The Season’s Change

Nothing marks the end of summer for the children quite like the start of the school year. The school year starts in the morning though, and we have got to get things going for the home education program. Our oldest is going to be taught via teachers online, and our youngest will have a school provided curriculum with e as her lead. Despite these, we have no idea what to do tomorrow, or who to log in with or whatever. If the year starts a little slow, so be it; it has happened before. We’ll get it figured out.

Summer does not end till the third week of September. Even as an adult I still have a time getting my head around the difference between when the school year starts and closes a hard curtain on summer, and when the actual season changes according to the Earth’s orbit around the sun and its reflection on the calendar.

The firewood collection is coming along well enough. I have almost half of it split and stacked, though there we need more to fill the bunk, and more to stack away for use in the fireplace and in the shop. I do intend to go get more wood still, and there is time to do it. We need to get the last of it gathered and split by Thanksgiving at the latest. We are limited to Friday’s now, though, because of school.

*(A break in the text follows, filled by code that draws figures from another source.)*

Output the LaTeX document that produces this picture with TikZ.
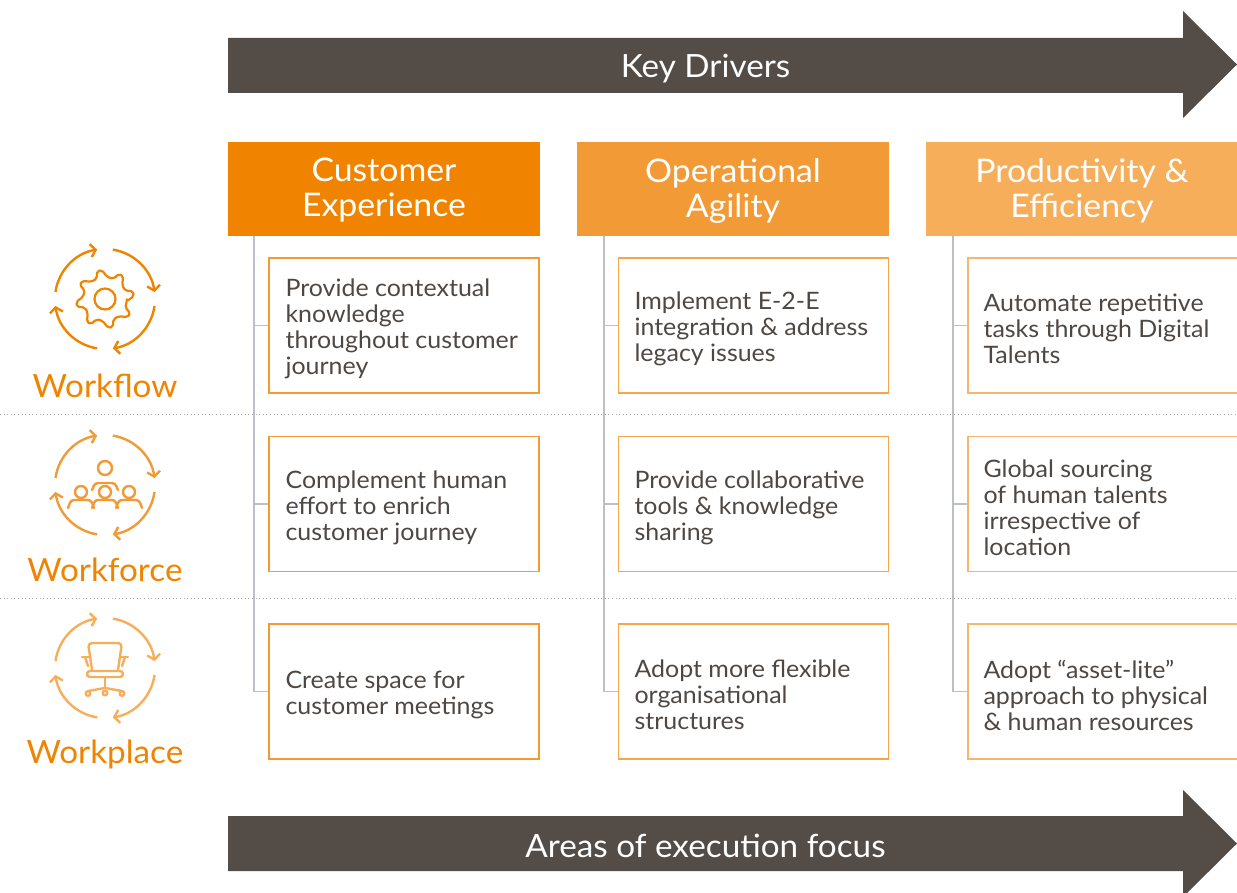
\documentclass[tikz,border=0pt]{standalone}
\usepackage{fontspec}
\setmainfont{Lato}[FakeStretch=1.04]
\usetikzlibrary{arrows.meta}
\definecolor{orA}{HTML}{F08400}
\definecolor{orB}{HTML}{F29A35}
\definecolor{orC}{HTML}{F6AE5B}
\definecolor{bdA}{HTML}{F39A36}
\definecolor{bdB}{HTML}{F5A54A}
\definecolor{bdC}{HTML}{F7B66E}
\definecolor{arrowc}{HTML}{544C46}
\definecolor{txtgray}{HTML}{4E4844}
\definecolor{vgray}{HTML}{BCC0C4}
\definecolor{dotgray}{HTML}{A9A9A9}
\begin{document}
\begin{tikzpicture}[x=1pt,y=-1pt,
  hdr/.style={fill=#1, minimum width=312pt, minimum height=94pt, inner sep=0pt},
  hdrtxt/.style={text=white, font=\fontsize{32.5}{35}\selectfont, align=center},
  bx/.style={draw=#1, line width=1.3pt, minimum width=270pt, minimum height=135pt, inner sep=0pt},
  txt/.style={text=txtgray, font=\fontsize{24}{26}\selectfont, align=left, anchor=west, inner sep=0pt, yshift=-3.5pt},
  vline/.style={draw=vgray, line width=1.5pt},
  dotline/.style={draw=dotgray, line width=1pt, dash pattern=on 1pt off 2.6pt},
  bigarrow/.style={fill=arrowc},
  arrtxt/.style={text=white, font=\fontsize{32}{36}\selectfont},
  lbl/.style={text=orA, font=\fontsize{32}{36}\selectfont},
  ring/.style={draw=#1, line width=2.4pt, -{Straight Barb[length=5pt,width=13pt]}},
  icon/.style={draw=#1, line width=2.4pt, line cap=round, line join=round}
]
\useasboundingbox (0,0) rectangle (1237,893);

% big arrows
\fill[bigarrow] (228,38) -- (1183,38) -- (1183,11) -- (1237,64.5) -- (1183,118) -- (1183,93) -- (228,93) -- cycle;
\node[arrtxt] (kd) at (705.5,69) {Key Drivers};
\fill[bigarrow] (228,816) -- (1183,816) -- (1183,790) -- (1237,843.5) -- (1183,897) -- (1183,871) -- (228,871) -- cycle;
\node[arrtxt] (ae) at (705.5,846) {Areas of execution focus};

% dotted separators
\coordinate (d1a) at (0,414); \coordinate (d1b) at (1237,414);
\coordinate (d2a) at (0,598); \coordinate (d2b) at (1237,598);
\draw[dotline] (d1a) -- (d1b);
\draw[dotline] (d2a) -- (d2b);

% headers
\node[hdr=orA] (h1) at (384,189) {};
\node[hdr=orB] (h2) at (733,189) {};
\node[hdr=orC] (h3) at (1082,189) {};
\node[hdrtxt] (ht1) at ([yshift=-1.5pt]h1.center) {Customer\\Experience};
\node[hdrtxt] (ht2) at ([yshift=-1.5pt]h2.center) {Operational\\Agility};
\node[hdrtxt] (ht3) at ([yshift=-1.5pt]h3.center) {Productivity \&\\Efficiency};

% boxes
\foreach \c/\x/\col/\w in {1/404/bdA/270,2/753.5/bdB/270,3/1105.5/bdC/275}{
  \node[bx=\col, minimum width=\w pt] (b\c1) at (\x,325.5) {};
  \node[bx=\col, minimum width=\w pt] (b\c2) at (\x,504) {};
  \node[bx=\col, minimum width=\w pt] (b\c3) at (\x,691.5) {};
}

% vertical connectors
\coordinate (v1) at (254,236);
\coordinate (v2) at (604,236);
\coordinate (v3) at (953,236);
\foreach \c in {1,2,3}{
  \draw[vline] (v\c) |- (b\c3.west);
  \draw[vline] (b\c1.west -| v\c) -- (b\c1.west);
  \draw[vline] (b\c2.west -| v\c) -- (b\c2.west);
}

% texts
\node[txt] (t11) at ([xshift=17pt]b11.west) {Provide contextual\\knowledge\\throughout customer\\journey};
\node[txt] (t12) at ([xshift=17pt]b12.west) {Complement human\\effort to enrich\\customer journey};
\node[txt] (t13) at ([xshift=17pt]b13.west) {Create space for\\customer meetings};
\node[txt] (t21) at ([xshift=16.5pt]b21.west) {Implement E-2-E\\integration \& address\\legacy issues};
\node[txt] (t22) at ([xshift=16.5pt]b22.west) {Provide collaborative\\tools \& knowledge\\sharing};
\node[txt] (t23) at ([xshift=16.5pt]b23.west) {Adopt more flexible\\organisational\\structures};
\node[txt] (t31) at ([xshift=16pt]b31.west) {Automate repetitive\\tasks through Digital\\Talents};
\node[txt] (t32) at ([xshift=16pt]b32.west) {Global sourcing\\of human talents\\irrespective of\\location};
\node[txt] (t33) at ([xshift=16pt]b33.west) {Adopt “asset-lite”\\approach to physical\\\& human resources};

% labels
\node[lbl] (l1) at (105,386) {Workflow};
\node[lbl] (l2) at (105,570) {Workforce};
\node[lbl] (l3) at (105,754) {Workplace};

% icon rings
\foreach \cy/\col in {299/orA,485/orB,668/orC}{
  \begin{scope}[shift={(105,\cy)}, y=1pt]
    \draw[ring=\col] (172:50) arc[start angle=172, end angle=99, radius=50];
    \draw[ring=\col] (81:50) arc[start angle=81, end angle=8, radius=50];
    \draw[ring=\col] (-8:50) arc[start angle=-8, end angle=-81, radius=50];
    \draw[ring=\col] (-99:50) arc[start angle=-99, end angle=-172, radius=50];
  \end{scope}
}

% gear
\begin{scope}[shift={(105,299)}, y=1pt]
  \draw[icon=orA, line width=2.2pt, rounded corners=2pt] (-6:22)
    \foreach \a in {0,45,...,315}{ -- (\a+6:29) -- (\a+16:29) -- (\a+22:22) -- (\a+39:22) } -- cycle;
  \draw[icon=orA, line width=2.2pt] (0,0) circle[radius=10.5];
\end{scope}

% people
\begin{scope}[shift={(105,485)}, y=1pt]
  \draw[icon=orB] (0,17) circle[radius=7];
  \draw[icon=orB, rounded corners=3pt] (-13,-5) -- (-10,2) -- (10,2) -- (13,-5);
  \foreach \px in {-24,0,24}{
    \draw[icon=orB] (\px,-7) circle[radius=6];
    \draw[icon=orB, rounded corners=3pt] (\px-13,-23) -- (\px-10,-15) -- (\px+10,-15) -- (\px+13,-23);
  }
\end{scope}

% chair
\begin{scope}[shift={(105,668)}, y=1pt]
  \draw[icon=orC, rounded corners=4pt] (-13,-2) -- (-15,12) -- (-17,25) -- (17,25) -- (15,12) -- (13,-2);
  \draw[icon=orC, rounded corners=3pt] (-18,-3) rectangle (18,-9);
  \draw[icon=orC] (-23,11) -- (-15,11);
  \draw[icon=orC] (-20,11) -- (-17,2);
  \draw[icon=orC] (23,11) -- (15,11);
  \draw[icon=orC] (20,11) -- (17,2);
  \draw[icon=orC] (0,-9) -- (0,-20);
  \draw[icon=orC] (-17,-23) -- (0,-20) -- (17,-23);
  \draw[icon=orC] (-17,-25.5) circle[radius=2.3];
  \draw[icon=orC] (0,-25) circle[radius=2.3];
  \draw[icon=orC] (17,-25.5) circle[radius=2.3];
\end{scope}
\end{tikzpicture}
\end{document}
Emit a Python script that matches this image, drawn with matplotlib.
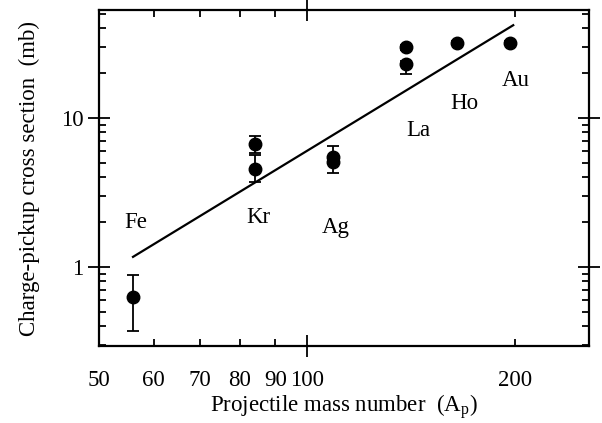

The new log splitter seems to be working out pretty good so far. It does not allow the carburetor to fill with water the way the Champion did. That makes it easy to start after wet weather. Not that we have had much wet weather!

The drought is still on here in Southeast Idaho. With the change in the climate, it is probably time to stop calling it a drought and accept it as the new way of things here, unless of course we are still in the course of change. Probably so. I think we will need to change how we do our thing here. Let’s see what comes this winter with the winds of change.

The weather station is working pretty good so far. I bought that new computer about a month ago, and it seems to be doing what it needs to in order to track the weather station and keep the database, and publish the weather online. I added a second monitor to it as it is powerful enough to run a lot more than just a weather station.

That’s what’s new here on the Peasant’s Manor Farm.